While the federal minimum wage is still at $7.25, it was just announced that the 25 top hedge fund managers in the U.S. averaged $850 million in income last year--and the average ratio of CEO pay to ordinary worker is now well over 300 to 1.
It makes for fascinating news that Abigail Disney, the wealthy grand-daughter of Walt Disney, announced in a tweet that the $65 million paid to Disney CEO Bob Iger was way too much. She said it was “insane.” He made 1,424 times what the median Disney employee made. At a conference, Disney added: “I like Bob Iger, I think he’s a good man. But I think he’s allowing himself to go down a road that is the road everyone is going down. When he got his bonus last year, I did the math, and I figured out that he could have given personally, out of his pocket, a 15 percent raise to everyone who worked at Disneyland, and still walked away with $10 million. So there’s a point in the system into this class of people who—I’m sorry, this is radical—have too much money. There is such a thing.”
Is American capitalism In crisis? you betcha!
Democratic Representative Ro Khanna of Palo Alto, California was just elected to a Congressional district where many Silicon Valley billionaires reside. When he is home from Washington he spends most of his time with billionaire constituents discussing the growing unpopularity of billionaires and all of their giant tech companies.
Khanna has an unusual personal situation because of his Congressional salary of $174,000 he can’t afford to live in the district he represents! His wife and two children live in Washington because, although an expensive place, it is much cheaper than Silicon Valley, where small ramblers can sell for more than $2 million.
In San Francisco, Palo Alto and other cities of Silicon Valley, the service members of society, teachers, firemen, and law enforcement personnel, cannot afford to live in cities they serve. Many have two-hour commutes—if they can find a place to live that close.
One of Khanna’s constituents is Chris Larsen, who with $59 billion in assets from three start-ups, is the fifth richest person in the world. Larsen is beginning to realize that the path of American capitalism and what is happening in Silicon Valley is unsustainable for any society.
Khanna’s billionaire constituents, members of America’s business elite who attend the World Economic Forum in Davos, Switzerland, and the professors who teach at the Harvard Business School, are beginning to realize the greatest inequality in the developed world is creating anger in the United States that is tearing the country apart.

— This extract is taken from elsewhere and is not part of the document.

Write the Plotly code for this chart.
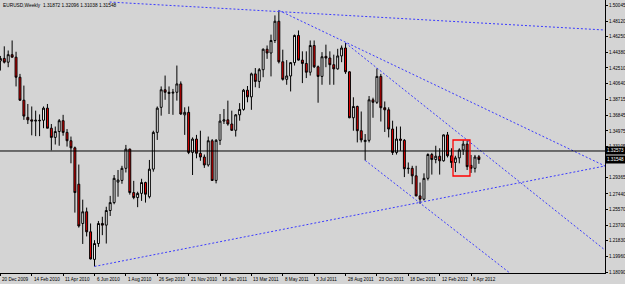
import pandas as pd
import plotly.graph_objects as go

# ---------------- data ----------------
symbol_text = "EURUSD,Weekly"
first_week = "2009-12-20"

opens = [1.4335, 1.4365, 1.4320, 1.4410, 1.4380, 1.4140, 1.3865, 1.3660, 1.3630, 1.3615,
         1.3625, 1.3625, 1.3770, 1.3530, 1.3420, 1.3490, 1.3620, 1.3480, 1.3380, 1.3295,
         1.2860, 1.2390, 1.2530, 1.2290, 1.1960, 1.2150, 1.2390, 1.2370, 1.2545, 1.2640,
         1.2885, 1.2905, 1.3050, 1.3280, 1.2760, 1.2700, 1.2750, 1.2880, 1.2710, 1.3040,
         1.3480, 1.3780, 1.3990, 1.3945, 1.3950, 1.3960, 1.4060, 1.3690, 1.3720, 1.3240,
         1.3400, 1.3230, 1.3185, 1.3090, 1.3380, 1.2905, 1.3385, 1.3615, 1.3630, 1.3580,
         1.3505, 1.3690, 1.3755, 1.3985, 1.3905, 1.4180, 1.4090, 1.4230, 1.4475, 1.4430,
         1.4580, 1.4810, 1.4325, 1.4115, 1.4155, 1.4315, 1.4640, 1.4345, 1.4305, 1.4200,
         1.4520, 1.4265, 1.4150, 1.4390, 1.4370, 1.4290, 1.4240, 1.4395, 1.4490, 1.4205,
         1.3655, 1.3790, 1.3500, 1.3370, 1.3385, 1.3870, 1.3840, 1.4150, 1.3775, 1.3750,
         1.3520, 1.3240, 1.3400, 1.3385, 1.3045, 1.3050, 1.2960, 1.2720, 1.2680, 1.2930,
         1.3215, 1.3155, 1.3195, 1.3140, 1.3450, 1.3200, 1.3120, 1.3175, 1.3270, 1.3340,
         1.3085, 1.3050, 1.31872]
highs = [1.4395, 1.4510, 1.4460, 1.4580, 1.4445, 1.4180, 1.4040, 1.3820, 1.3790, 1.3740,
         1.3695, 1.3790, 1.3820, 1.3580, 1.3550, 1.3640, 1.3690, 1.3520, 1.3430, 1.3310,
         1.3095, 1.2675, 1.2580, 1.2390, 1.2190, 1.2420, 1.2470, 1.2590, 1.2720, 1.2970,
         1.3030, 1.3080, 1.3330, 1.3285, 1.2900, 1.2770, 1.2925, 1.2890, 1.3150, 1.3500,
         1.3790, 1.4030, 1.4160, 1.4030, 1.4000, 1.4280, 1.4090, 1.3780, 1.3790, 1.3420,
         1.3450, 1.3500, 1.3215, 1.3430, 1.3400, 1.3400, 1.3700, 1.3760, 1.3860, 1.3740,
         1.3700, 1.3830, 1.4000, 1.4035, 1.4195, 1.4250, 1.4250, 1.4485, 1.4520, 1.4650,
         1.4880, 1.4940, 1.4470, 1.4345, 1.4320, 1.4650, 1.4700, 1.4450, 1.4450, 1.4580,
         1.4580, 1.4280, 1.4440, 1.4530, 1.4450, 1.4410, 1.4480, 1.4520, 1.4550, 1.4210,
         1.3900, 1.3800, 1.3730, 1.3460, 1.3915, 1.3895, 1.4245, 1.4180, 1.3850, 1.3780,
         1.3620, 1.3550, 1.3550, 1.3400, 1.3120, 1.3080, 1.3080, 1.2880, 1.2990, 1.3230,
         1.3235, 1.3320, 1.3290, 1.3455, 1.3485, 1.3290, 1.3200, 1.3290, 1.3385, 1.3380,
         1.3210, 1.3210, 1.32096]
lows = [1.4220, 1.4305, 1.4260, 1.4375, 1.4030, 1.3860, 1.3630, 1.3580, 1.3445, 1.3435,
        1.3435, 1.3530, 1.3530, 1.3265, 1.3335, 1.3320, 1.3440, 1.3310, 1.3110, 1.2520,
        1.2340, 1.2145, 1.2235, 1.1960, 1.1876, 1.2110, 1.2250, 1.2150, 1.2480, 1.2620,
        1.2710, 1.2865, 1.3000, 1.2735, 1.2680, 1.2585, 1.2660, 1.2640, 1.2690, 1.3010,
        1.3390, 1.3680, 1.3870, 1.3700, 1.3690, 1.3860, 1.3690, 1.3450, 1.3220, 1.2970,
        1.3170, 1.3140, 1.3055, 1.3070, 1.2900, 1.2870, 1.3330, 1.3580, 1.3560, 1.3500,
        1.3430, 1.3620, 1.3740, 1.3840, 1.3750, 1.4020, 1.4010, 1.4140, 1.4360, 1.4150,
        1.4550, 1.4305, 1.4100, 1.4050, 1.3970, 1.4280, 1.4340, 1.4070, 1.4130, 1.4160,
        1.4250, 1.3835, 1.4050, 1.4260, 1.4050, 1.4050, 1.4230, 1.4320, 1.4180, 1.3650,
        1.3500, 1.3360, 1.3360, 1.3145, 1.3360, 1.3655, 1.3820, 1.3610, 1.3485, 1.3420,
        1.3210, 1.3215, 1.3260, 1.2945, 1.2985, 1.2860, 1.2715, 1.2625, 1.2665, 1.2905,
        1.2975, 1.3110, 1.2975, 1.3130, 1.3180, 1.3055, 1.3005, 1.3110, 1.3210, 1.3030,
        1.2995, 1.3000, 1.31038]
closes = [1.4365, 1.4320, 1.4410, 1.4380, 1.4140, 1.3865, 1.3675, 1.3630, 1.3615, 1.3625,
          1.3620, 1.3770, 1.3530, 1.3420, 1.3490, 1.3620, 1.3480, 1.3380, 1.3295, 1.2760,
          1.2360, 1.2530, 1.2290, 1.1965, 1.2150, 1.2390, 1.2370, 1.2545, 1.2640, 1.2930,
          1.2910, 1.3050, 1.3280, 1.2760, 1.2700, 1.2750, 1.2880, 1.2740, 1.3040, 1.3480,
          1.3770, 1.3990, 1.3960, 1.3960, 1.3960, 1.4060, 1.3700, 1.3720, 1.3240, 1.3400,
          1.3230, 1.3185, 1.3090, 1.3380, 1.2905, 1.3385, 1.3615, 1.3630, 1.3580, 1.3505,
          1.3690, 1.3755, 1.3985, 1.3905, 1.4180, 1.4090, 1.4230, 1.4475, 1.4430, 1.4580,
          1.4810, 1.4325, 1.4115, 1.4155, 1.4315, 1.4640, 1.4345, 1.4305, 1.4200, 1.4520,
          1.4265, 1.4150, 1.4385, 1.4370, 1.4290, 1.4240, 1.4395, 1.4490, 1.4205, 1.3655,
          1.3790, 1.3500, 1.3390, 1.3385, 1.3870, 1.3840, 1.4150, 1.3775, 1.3750, 1.3520,
          1.3240, 1.3400, 1.3385, 1.3045, 1.3050, 1.2960, 1.2720, 1.2680, 1.2930, 1.3215,
          1.3155, 1.3195, 1.3140, 1.3450, 1.3200, 1.3120, 1.3175, 1.3270, 1.3340, 1.3070,
          1.3050, 1.3185, 1.31548]

price_ticks = [1.50045, 1.48120, 1.46250, 1.44380, 1.42510, 1.40640, 1.38715, 1.36845,
               1.34975, 1.33105, 1.29365, 1.27440, 1.25570, 1.23700, 1.21830, 1.19960, 1.18090]

date_ticks = ["2009-12-20", "2010-02-14", "2010-04-11", "2010-06-06", "2010-08-01",
              "2010-09-26", "2010-11-21", "2011-01-16", "2011-03-13", "2011-05-08",
              "2011-07-03", "2011-08-28", "2011-10-23", "2011-12-18", "2012-02-12", "2012-04-08"]
date_labels = ["20 Dec 2009", "14 Feb 2010", "11 Apr 2010", "6 Jun 2010", "1 Aug 2010",
               "26 Sep 2010", "21 Nov 2010", "16 Jan 2011", "13 Mar 2011", "8 May 2011",
               "3 Jul 2011", "28 Aug 2011", "23 Oct 2011", "18 Dec 2011", "12 Feb 2012", "8 Apr 2012"]

# trend lines: (dates, prices)
trend_a_dates = ["2010-07-03", "2012-12-03"]
trend_a_prices = [1.5040, 1.4705]
trend_b_dates = ["2011-05-01", "2012-12-03"]
trend_b_prices = [1.4940, 1.3078]
trend_c_dates = ["2010-06-06", "2012-12-03"]
trend_c_prices = [1.1876, 1.3078]
trend_d_dates = ["2011-08-28", "2012-12-03"]
trend_d_prices = [1.4550, 1.2072]
trend_e_dates = ["2011-10-02", "2012-07-01"]
trend_e_prices = [1.3145, 1.1720]

hline_price = 1.32573
rect_dates = ["2012-03-06 19:00", "2012-04-06 02:00"]
rect_prices = [1.2958, 1.3389]

x_window = ["2009-12-19 08:35", "2012-12-03 01:00"]
y_window = [1.17972, 1.50643]

# ---------------- figure ----------------
weeks = pd.date_range(first_week, periods=len(opens), freq="7D")
FONT = "Liberation Sans"
BG = "#d4d4d4"

fig = go.Figure()

trend_color = "#3a3aff"
for dts, prs in [(trend_a_dates, trend_a_prices), (trend_b_dates, trend_b_prices),
                 (trend_c_dates, trend_c_prices), (trend_d_dates, trend_d_prices),
                 (trend_e_dates, trend_e_prices)]:
    fig.add_trace(go.Scatter(x=dts, y=prs, mode="lines",
                             line=dict(color=trend_color, width=1, dash="2px,2px"),
                             hoverinfo="skip", showlegend=False))

fig.add_trace(go.Scatter(x=x_window, y=[hline_price, hline_price], mode="lines",
                         line=dict(color="black", width=1), hoverinfo="skip", showlegend=False))

fig.add_trace(go.Candlestick(
    x=weeks, open=opens, high=highs, low=lows, close=closes,
    increasing=dict(line=dict(color="black", width=1), fillcolor="white"),
    decreasing=dict(line=dict(color="black", width=1), fillcolor="#ee0000"),
    whiskerwidth=0, showlegend=False))

fig.add_shape(type="rect", xref="x", yref="y",
              x0=rect_dates[0], x1=rect_dates[1], y0=rect_prices[0], y1=rect_prices[1],
              line=dict(color="#ff0000", width=1.3), fillcolor="rgba(0,0,0,0)")

annotations = []
for d, lab in zip(date_ticks, date_labels):
    annotations.append(dict(x=d, y=0, xref="x", yref="paper", text=lab, showarrow=False,
                            xanchor="left", yanchor="top", xshift=0, yshift=-2,
                            font=dict(family=FONT, size=4.6, color="black")))

for p in [hline_price, closes[-1]]:
    annotations.append(dict(x=1, y=p, xref="paper", yref="y", text=f"{p:.5f}", showarrow=False,
                            xanchor="left", yanchor="middle", xshift=0,
                            bgcolor="black", borderpad=1,
                            font=dict(family=FONT, size=4.6, color="white")))

header = f"{symbol_text}  {opens[-1]:.5f} {highs[-1]:.5f} {lows[-1]:.5f} {closes[-1]:.5f}"
annotations.append(dict(x=0, y=1, xref="paper", yref="paper", text=header, showarrow=False,
                        xanchor="left", yanchor="top", xshift=1, yshift=-1,
                        font=dict(family=FONT, size=4.8, color="black")))

fig.update_layout(
    width=625, height=284,
    margin=dict(l=0, r=20, t=0, b=11, autoexpand=False),
    paper_bgcolor=BG, plot_bgcolor=BG,
    showlegend=False,
    annotations=annotations,
    xaxis=dict(type="date", range=x_window, rangeslider=dict(visible=False),
               showgrid=False, zeroline=False, showline=True, linecolor="black", linewidth=1,
               tickmode="array", tickvals=date_ticks, ticks="outside", ticklen=2,
               tickcolor="black", showticklabels=False, fixedrange=True),
    yaxis=dict(range=y_window, side="right", showgrid=False, zeroline=False,
               showline=True, linecolor="black", linewidth=1,
               tickmode="array", tickvals=price_ticks,
               ticktext=[f"{v:.5f}" for v in price_ticks],
               ticks="outside", ticklen=2, tickcolor="black",
               tickfont=dict(family=FONT, size=4.6, color="black"), automargin=False),
)

fig.write_html("out.html")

Even Harvard Business School students recognize that extreme capitalism must change. Seven years ago a class on “Reimagining Capitalism” drew only 28 students. This academic year almost 300 of our future business leaders are taking the course. Believe it or not, progressive capitalism as promoted by Stiglitz is an important part of the discussion. So is Democratic Socialism. Lebron James will make $82 million this year playing basketball. Next year at least a dozen NFL quarterbacks will make $40 million.
Even Kareem Abdul-Jabbar, who made a fortune with his skyhook, thinks that’s economic insanity.